Que t’est donnée ce que saint François de Sales et sainte Marie de l’Incarnation appellent ‘l’extase d’action’ pour reconnaître Dieu en tes frères : « Ce n’est plus moi qui vis, c’est le Christ qui vit en moi » (Gal 2, 20).
Mes amis, la mission de l’Eglise est de vous prévenir que si nous ne laissons aucune place dans notre vie au silence et à la prière, nous n’entrerons pas dans la vie divine.
L’écoute priante (il suffit d’écouter les lectures à la messe : il n’y a pas besoin de savoir lire) et la méditation, la ‘rumination’ de la Parole de Dieu (une phrase suffit : ce n’est pas affaire de quantité), est le chemin de la Sainteté.
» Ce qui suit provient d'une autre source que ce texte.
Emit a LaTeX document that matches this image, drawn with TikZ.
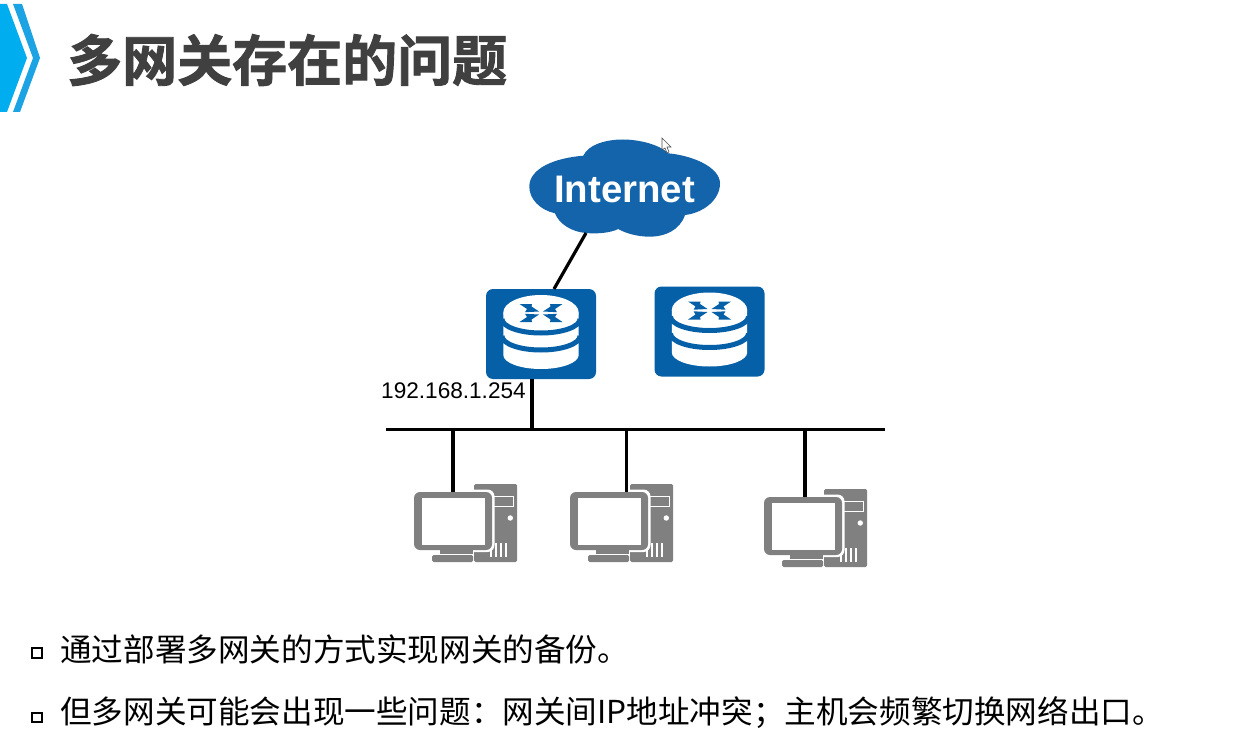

La Sainteté, « la vie éternelle, c’est qu’ils te connaissent, toi le seul vrai Dieu, et celui que tu as envoyé, Jésus Christ » (Jn 17, 3).
Deux voies y conduisent. La première d’ordre psychologique est la contemplation (elle est ‘psychologique’ au sens où cette connaissance est une expérience intérieure dont les contemplatifs sont les seuls témoins, même si elle s’appuie sur le fondement objectif du mystère chrétien qui en constitue le contenu). Sachant, comme l’écrivait le cardinal Daniélou à propos de saint Grégoire de Nysse que « les grâces mystiques ont une fin apostolique ».
La seconde voie d’accès à la connaissance de Dieu est sacramentelle et liturgique : elle se trouve dans l’Eucharistie.
Qui a elle aussi une fin apostolique qu’expriment les autres formules d’envoi que « Allez dans la paix du Christ » : « Allez en paix, glorifiez le Seigneur par votre vie ». Et surtout : « Allez porter l’Évangile du Seigneur ».
C’est ce qu’ont fait tous les Saints et les Saintes de Dieu : ils sont allés porter l’Évangile du Seigneur.